As Theanthropos (“God-Man”), the spotless “Lamb of God” ( John 1:29) lived a perfectly sinless human life and died a sinner’s death to sufficiently atone, once and for all, for the sins of humanity (Romans 5:1–21; Hebrews 10:11–18). Without both natures, Christ’s payment would have been insufficient. As God, His sacrifice was sufficient to provide redemption for the sins of humankind. As man, He did what the first Adam failed to do. Says Paul, “For just as through the disobedience of the one man the many were made sinners, so also through the obedience of the one man the many will be made righteous” (Romans 5:19). Or, as Paul explained to the Corinthians, “As in Adam all die, so in Christ all will be made alive” (1 Corinthians 15:22).

 

Reading

Your attitude should be the same as that of Christ Jesus: Who, being in very nature God, did not consider equality with God something to be grasped, but made himself nothing, taking the very nature of a servant, being made in human likeness. And being found in appearance as a man, he humbled himself and became obedient to death—even death on a cross! Therefore God exalted him to the highest place and gave him the name that is above every name, that at the name of Jesus every knee should bow, in heaven and on earth and under the earth, and every tongue confess that Jesus Christ is Lord, to the glory of God the Father. (Philippians 2:5–11)

Questions

What makes the Child of Mary special?

Why was it necessary for God to be incarnated as the Theanthropos or “God-Man”?

Christmas Carol

 

O Come, O Come Emmanuel
—Translation by John Mason Neale

O come, O come, Emmanuel, and ransom captive Israel,
That mourns in lonely exile here until the Son of God appear.
Rejoice! Rejoice! Emmanuel shall come to thee, O Israel.
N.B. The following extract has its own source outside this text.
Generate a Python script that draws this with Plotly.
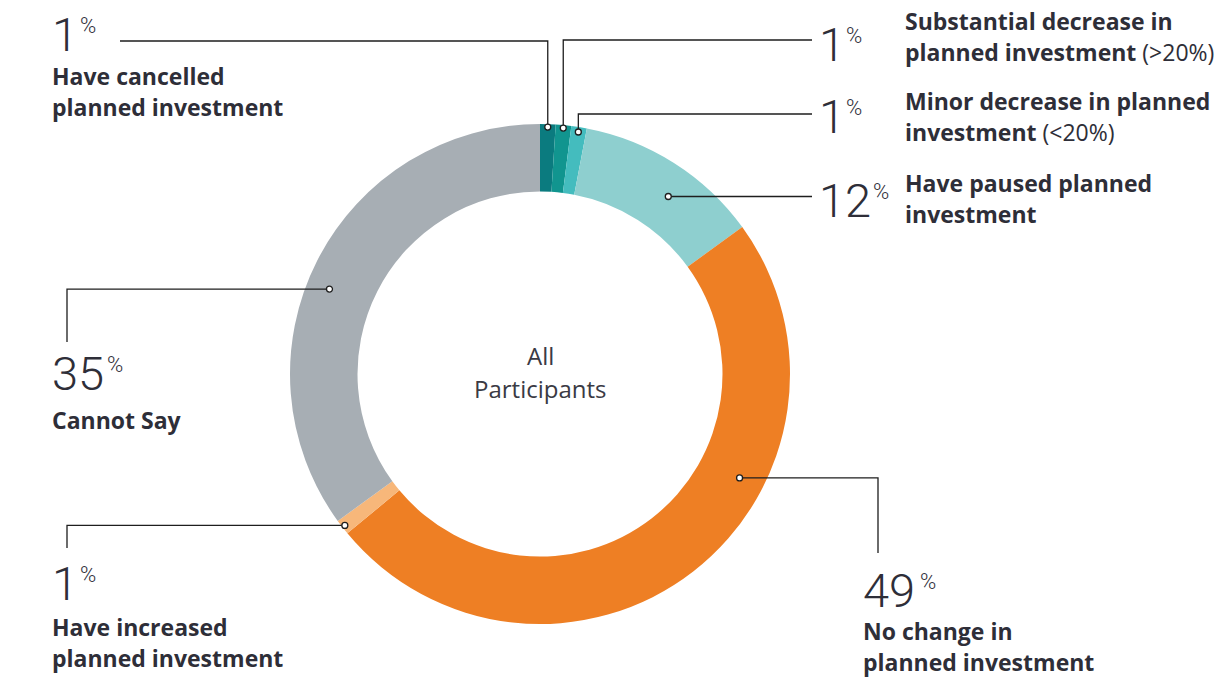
import math
import plotly.graph_objects as go

# ---------------- data ----------------
categories = [
    "Have cancelled planned investment",
    "Substantial decrease in planned investment (>20%)",
    "Minor decrease in planned investment (<20%)",
    "Have paused planned investment",
    "No change in planned investment",
    "Have increased planned investment",
    "Cannot Say",
]
values = [1, 1, 1, 12, 49, 1, 35]
colors = ["#0b7b7f", "#11958f", "#44bcbe", "#8ecfcf", "#ee7f24", "#f7b77a", "#a7aeb4"]
label_lines = [
    ["<b>Have cancelled</b>", "<b>planned investment</b>"],
    ["<b>Substantial decrease in</b>", "<b>planned investment</b> (>20%)"],
    ["<b>Minor decrease in planned</b>", "<b>investment</b> (<20%)"],
    ["<b>Have paused planned</b>", "<b>investment</b>"],
    ["<b>No change in</b>", "<b>planned investment</b>"],
    ["<b>Have increased</b>", "<b>planned investment</b>"],
    ["<b>Cannot Say</b>"],
]
center_lines = ["All", "Participants"]

# ---------------- geometry (pixels) ----------------
W, H = 1223, 679
CX, CY, R_OUT = 540, 374, 250
HOLE = 0.73

def px(x):
    return x / W

def py(y):
    return 1 - y / H

# position of the leader dot inside each slice (fraction of the slice) and radius
dot_frac = [0.5, 0.5, 0.5, 0.58, 0.36, 0.5, 0.46]
dot_rad = [247, 247, 245, 219, 225, 247, 227]

total = sum(values)
starts = []
acc = 0
for v in values:
    starts.append(acc)
    acc += v
dots = []
for s, v, f, r in zip(starts, values, dot_frac, dot_rad):
    ang = (s + v * f) / total * 2 * math.pi
    dots.append((CX + r * math.sin(ang), CY - r * math.cos(ang)))

# label anchor pixel positions: (number x, number top y, pct x, label x, label top y)
num_pos = [
    (50, 5, 78, 50, 58),
    (817, 15, 844, 903, 3),
    (817, 87, 844, 903, 83),
    (817, 171, 871, 903, 165),
    (861, 561, 918, 861, 613),
    (50, 554, 78, 50, 609),
    (50, 344, 105, 50, 402),
]

# leader routes from dot: list of ('h', x) / ('v', y) moves
routes = [
    [("v", 41), ("h", 120)],
    [("v", 40), ("h", 812)],
    [("v", 114), ("h", 812)],
    [("h", 812)],
    [("h", 878), ("v", 553)],
    [("h", 67), ("v", 548)],
    [("h", 67), ("v", 342)],
]

fig = go.Figure()
fig.add_trace(go.Pie(
    labels=categories,
    values=values,
    marker=dict(colors=colors, line=dict(width=0)),
    hole=HOLE,
    sort=False,
    direction="clockwise",
    rotation=0,
    textinfo="none",
    hoverinfo="label+percent",
    showlegend=False,
    domain=dict(x=[px(CX - R_OUT), px(CX + R_OUT)], y=[py(CY + R_OUT), py(CY - R_OUT)]),
))

shapes = []
annotations = []
TXT = "#2e2e38"
for i, (dot, route) in enumerate(zip(dots, routes)):
    x, y = dot
    path = f"M {px(x)},{py(y)}"
    for kind, val in route:
        if kind == "h":
            x = val
        else:
            y = val
        path += f" L {px(x)},{py(y)}"
    shapes.append(dict(type="path", xref="paper", yref="paper", path=path,
                       line=dict(color="#1e1e1e", width=1.3)))
for (x, y) in dots:
    shapes.append(dict(type="circle", xref="paper", yref="paper",
                       xsizemode="pixel", ysizemode="pixel",
                       xanchor=px(x), yanchor=py(y), x0=-3, x1=3, y0=-3, y1=3,
                       fillcolor="white", line=dict(color="#1e1e1e", width=1.3)))

for i, v in enumerate(values):
    nx, ny, pxx, lx, ly = num_pos[i]
    annotations.append(dict(text=str(v), x=px(nx), y=py(ny), xref="paper", yref="paper",
                            xanchor="left", yanchor="top", showarrow=False,
                            font=dict(family="Roboto", size=47, color=TXT, weight=300)))
    annotations.append(dict(text="%", x=px(pxx), y=py(ny + 6), xref="paper", yref="paper",
                            xanchor="left", yanchor="top", showarrow=False,
                            font=dict(family="Roboto", size=22, color=TXT, weight=300)))
    for j, line in enumerate(label_lines[i]):
        annotations.append(dict(text=line, x=px(lx), y=py(ly + j * 31), xref="paper", yref="paper",
                                xanchor="left", yanchor="top", showarrow=False, align="left",
                                font=dict(family="Open Sans", size=23, color=TXT)))

for j, line in enumerate(center_lines):
    annotations.append(dict(text=line, x=px(CX), y=py(355 + j * 33), xref="paper", yref="paper",
                            xanchor="center", yanchor="middle", showarrow=False,
                            font=dict(family="Open Sans", size=24, color="#3a3a44")))

fig.update_layout(
    width=W, height=H,
    margin=dict(l=0, r=0, t=0, b=0),
    paper_bgcolor="white", plot_bgcolor="white",
    shapes=shapes, annotations=annotations,
)

fig.write_html("out.html", config={"displayModeBar": False},
               post_script="document.body.style.margin='0';")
O come, Thou Rod of Jesse, free Thine
own from Satan’s tyranny;
From depths of hell Thy people save, and give
them victory o’er the grave.
Rejoice! Rejoice! Emmanuel shall come to thee, O Israel.

O come, Thou Day-Spring come and cheer,
our spirits by Thine advent here;
Disperse the gloomy clouds of night, and death’s
dark shadows put to flight.
Rejoice! Rejoice! Emmanuel shall come to thee, O Israel.

O come, Thou Key of David, come, and open
wide our heavenly home;
Make safe the way that leads on high, and close
the path to misery.
Rejoice! Rejoice! Emmanuel shall come to thee, O Israel.

O come, O come, great Lord of might, who to
Thy tribes on Sinai’s height,
In ancient times once gave the law in cloud and majesty and awe.
Rejoice! Rejoice! Emmanuel shall come to thee, O Israel.